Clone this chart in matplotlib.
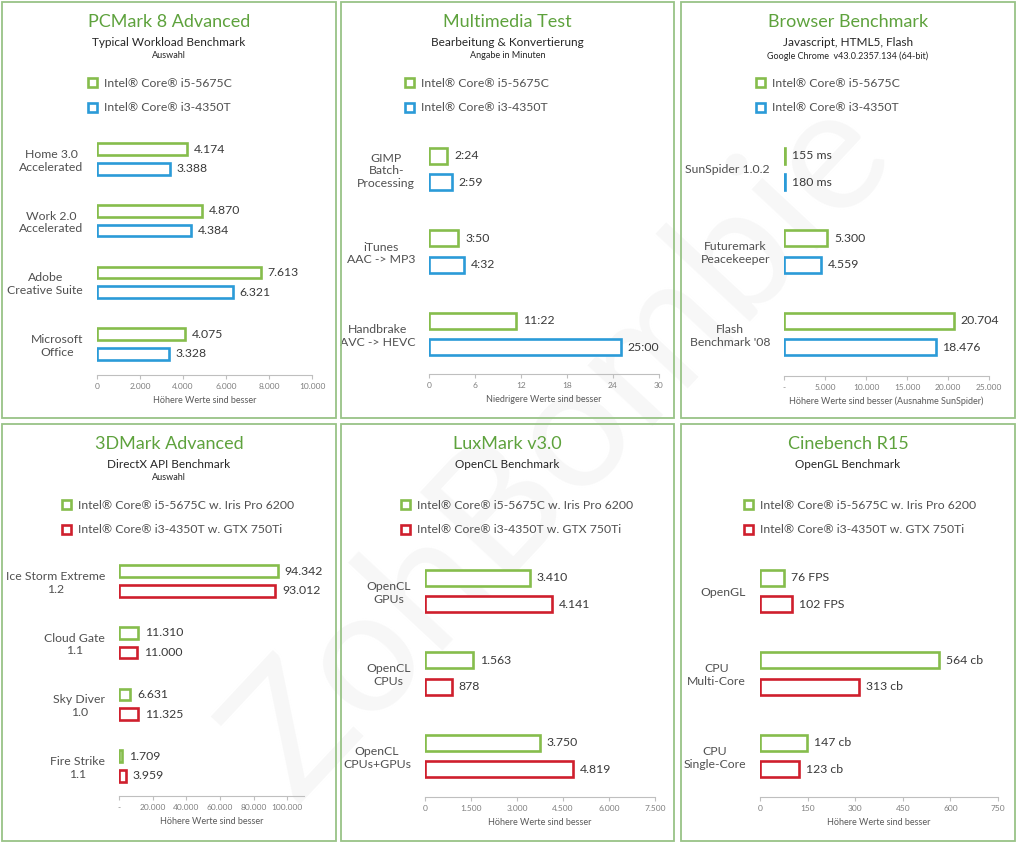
import matplotlib.pyplot as plt
from matplotlib.patches import Rectangle

plt.rcParams['font.family'] = ['Lato', 'DejaVu Sans']

W, H = 1020, 844

# --- Daten ---
pc_cats = ['Home 3.0\nAccelerated', 'Work 2.0\nAccelerated', 'Adobe\nCreative Suite', 'Microsoft\nOffice']
pc_i5 = [4174, 4870, 7613, 4075]
pc_i3 = [3388, 4384, 6321, 3328]

mm_cats = ['GIMP\nBatch-\nProcessing', 'iTunes\nAAC -> MP3', 'Handbrake\nAVC -> HEVC']
mm_i5 = ['2:24', '3:50', '11:22']
mm_i3 = ['2:59', '4:32', '25:00']

br_cats = ['SunSpider 1.0.2', 'Futuremark\nPeacekeeper', "Flash\nBenchmark '08"]
br_i5 = [155, 5300, 20704]
br_i3 = [180, 4559, 18476]

dm_cats = ['Ice Storm Extreme\n1.2', 'Cloud Gate\n1.1', 'Sky Diver\n1.0', 'Fire Strike\n1.1']
dm_i5 = [94342, 11310, 6631, 1709]
dm_i3 = [93012, 11000, 11325, 3959]

lx_cats = ['OpenCL\nGPUs', 'OpenCL\nCPUs', 'OpenCL\nCPUs+GPUs']
lx_i5 = [3410, 1563, 3750]
lx_i3 = [4141, 878, 4819]

cb_cats = ['OpenGL', 'CPU\nMulti-Core', 'CPU\nSingle-Core']
cb_i5 = [76, 564, 147]
cb_i3 = [102, 313, 123]
cb_units = ['FPS', 'cb', 'cb']

cpu_a = 'Intel® Core® i5-5675C'
cpu_b = 'Intel® Core® i3-4350T'
gpu_a = 'Intel® Core® i5-5675C w. Iris Pro 6200'
gpu_b = 'Intel® Core® i3-4350T w. GTX 750Ti'

GREEN = '#86bd4c'
BLUE = '#2b9bd8'
RED = '#cf1f2d'
TITLE = '#5ea23d'
BORDER = '#98c387'


def de(v):
    return f'{v:,}'.replace(',', '.')


def minutes(s):
    m, sec = s.split(':')
    return int(m) + int(sec) / 60


fig = plt.figure(figsize=(W / 100, H / 100), dpi=100)


def fx(x):
    return x / W


def fy(y):
    return 1 - y / H


# Wasserzeichen (sehr blass)
fig.text(0.55, 0.47, 'ZohBombie', fontsize=125, color='#f7f7f7',
         rotation=47, ha='center', va='center', zorder=-5)


def panel(box, title, sub, note, cats, v1, v2, l1, l2, leg, cols, xmax,
          ticks, ticklabels, xlabel, xpx, centers, axis_y, legpos):
    x0, y0, x1, y1 = box
    fig.patches.append(Rectangle((fx(x0), fy(y1)), fx(x1 - x0), (y1 - y0) / H,
                                 transform=fig.transFigure, fill=False,
                                 edgecolor=BORDER, lw=1.3))
    cx = fx((x0 + x1) / 2)
    fig.text(cx, fy(y0 + 20), title, color=TITLE, fontsize=13, ha='center', va='center')
    fig.text(cx, fy(y0 + 40), sub, color='#262626', fontsize=8.5, ha='center', va='center')
    if note:
        fig.text(cx, fy(y0 + 54), note, color='#262626', fontsize=6.5, ha='center', va='center')

    n = len(cats)
    c0, cl = centers
    s = (cl - c0) / (n - 1)
    top = c0 - 0.5 * s
    ax = fig.add_axes([fx(xpx[0]), fy(axis_y), fx(xpx[1] - xpx[0]), (axis_y - top) / H])
    ax.patch.set_alpha(0)
    ys = list(range(n))
    b1 = ax.barh([y - 0.16 for y in ys], v1, height=0.19, color='white',
                 edgecolor=cols[0], lw=1.9, label=leg[0])
    b2 = ax.barh([y + 0.16 for y in ys], v2, height=0.19, color='white',
                 edgecolor=cols[1], lw=1.9, label=leg[1])
    for y, v, t in zip(ys, v1, l1):
        ax.annotate(t, (v, y - 0.16), xytext=(5, 0), textcoords='offset points',
                    va='center', ha='left', fontsize=8.8, color='#3a3a3a')
    for y, v, t in zip(ys, v2, l2):
        ax.annotate(t, (v, y + 0.16), xytext=(5, 0), textcoords='offset points',
                    va='center', ha='left', fontsize=8.8, color='#3a3a3a')
    ax.set_xlim(0, xmax)
    ax.set_ylim(n - 1 + (axis_y - cl) / s, -0.5)
    ax.set_yticks(ys)
    ax.set_yticklabels(cats, fontsize=8.8, color='#505050', multialignment='center')
    ax.tick_params(axis='y', length=0, pad=10)
    ax.set_xticks(ticks)
    ax.set_xticklabels(ticklabels)
    ax.tick_params(axis='x', length=3, color='#bfbfbf', labelcolor='#7f7f7f',
                   labelsize=6, pad=3, width=0.8)
    for sp in ['top', 'right', 'left']:
        ax.spines[sp].set_visible(False)
    ax.spines['bottom'].set_color('#bfbfbf')
    ax.spines['bottom'].set_linewidth(0.8)
    ax.set_xlabel(xlabel, fontsize=6.5, color='#595959', labelpad=4)
    ax.legend(handles=[b1, b2], loc='upper left', frameon=False,
              bbox_to_anchor=(fx(legpos[0]), fy(legpos[1])),
              bbox_transform=fig.transFigure, fontsize=8.8, labelcolor='#505050',
              handlelength=0.75, handleheight=0.75, handletextpad=0.55,
              labelspacing=1.1, borderpad=0, borderaxespad=0)
    return ax


# PCMark 8
panel((2, 2, 336, 418), 'PCMark 8 Advanced', 'Typical Workload Benchmark', 'Auswahl',
      pc_cats, pc_i5, pc_i3, [de(v) for v in pc_i5], [de(v) for v in pc_i3],
      [cpu_a, cpu_b], [GREEN, BLUE], 10000,
      [0, 2000, 4000, 6000, 8000, 10000], ['0', '2.000', '4.000', '6.000', '8.000', '10.000'],
      'Höhere Werte sind besser', (97, 312), (159, 344), 375, (88, 78))

# Multimedia
panel((341, 2, 674, 418), 'Multimedia Test', 'Bearbeitung & Konvertierung', 'Angabe in Minuten',
      mm_cats, [minutes(t) for t in mm_i5], [minutes(t) for t in mm_i3], mm_i5, mm_i3,
      [cpu_a, cpu_b], [GREEN, BLUE], 30,
      [0, 6, 12, 18, 24, 30], ['0', '6', '12', '18', '24', '30'],
      'Niedrigere Werte sind besser', (429, 659), (169, 334), 374, (405, 78))

# Browser
panel((681, 2, 1015, 418), 'Browser Benchmark', 'Javascript, HTML5, Flash',
      'Google Chrome  v43.0.2357.134 (64-bit)',
      br_cats, br_i5, br_i3,
      [f'{br_i5[0]} ms'] + [de(v) for v in br_i5[1:]],
      [f'{br_i3[0]} ms'] + [de(v) for v in br_i3[1:]],
      [cpu_a, cpu_b], [GREEN, BLUE], 25000,
      [0, 5000, 10000, 15000, 20000, 25000], ['-', '5.000', '10.000', '15.000', '20.000', '25.000'],
      'Höhere Werte sind besser (Ausnahme SunSpider)', (784, 989), (169, 334), 376, (756, 78))

# 3DMark
panel((2, 424, 336, 841), '3DMark Advanced', 'DirectX API Benchmark', 'Auswahl',
      dm_cats, dm_i5, dm_i3, [de(v) for v in dm_i5], [de(v) for v in dm_i3],
      [gpu_a, gpu_b], [GREEN, RED], 110000,
      [0, 20000, 40000, 60000, 80000, 100000],
      ['-', '20.000', '40.000', '60.000', '80.000', '100.000'],
      'Höhere Werte sind besser', (119, 304), (581, 766), 796, (62, 500))

# LuxMark
panel((341, 424, 674, 841), 'LuxMark v3.0', 'OpenCL Benchmark', None,
      lx_cats, lx_i5, lx_i3, [de(v) for v in lx_i5], [de(v) for v in lx_i3],
      [gpu_a, gpu_b], [GREEN, RED], 7500,
      [0, 1500, 3000, 4500, 6000, 7500], ['0', '1.500', '3.000', '4.500', '6.000', '7.500'],
      'Höhere Werte sind besser', (425, 655), (591, 756), 797, (401, 500))

# Cinebench
panel((681, 424, 1015, 841), 'Cinebench R15', 'OpenGL Benchmark', None,
      cb_cats, cb_i5, cb_i3,
      [f'{v} {u}' for v, u in zip(cb_i5, cb_units)],
      [f'{v} {u}' for v, u in zip(cb_i3, cb_units)],
      [gpu_a, gpu_b], [GREEN, RED], 750,
      [0, 150, 300, 450, 600, 750], ['0', '150', '300', '450', '600', '750'],
      'Höhere Werte sind besser', (760, 998), (591, 756), 797, (744, 500))

fig.savefig('out.png', dpi=100)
- - - - - - -
■ JOB: Repeat the lines above, starting at the first and stopping after the line that holds "pc_i3 = [3388, 4384, 6321, 3328]", with the pictures left out.

■ RESPONSE BELOW:
Clone this chart in matplotlib.
import matplotlib.pyplot as plt
from matplotlib.patches import Rectangle

plt.rcParams['font.family'] = ['Lato', 'DejaVu Sans']

W, H = 1020, 844

# --- Daten ---
pc_cats = ['Home 3.0\nAccelerated', 'Work 2.0\nAccelerated', 'Adobe\nCreative Suite', 'Microsoft\nOffice']
pc_i5 = [4174, 4870, 7613, 4075]
pc_i3 = [3388, 4384, 6321, 3328]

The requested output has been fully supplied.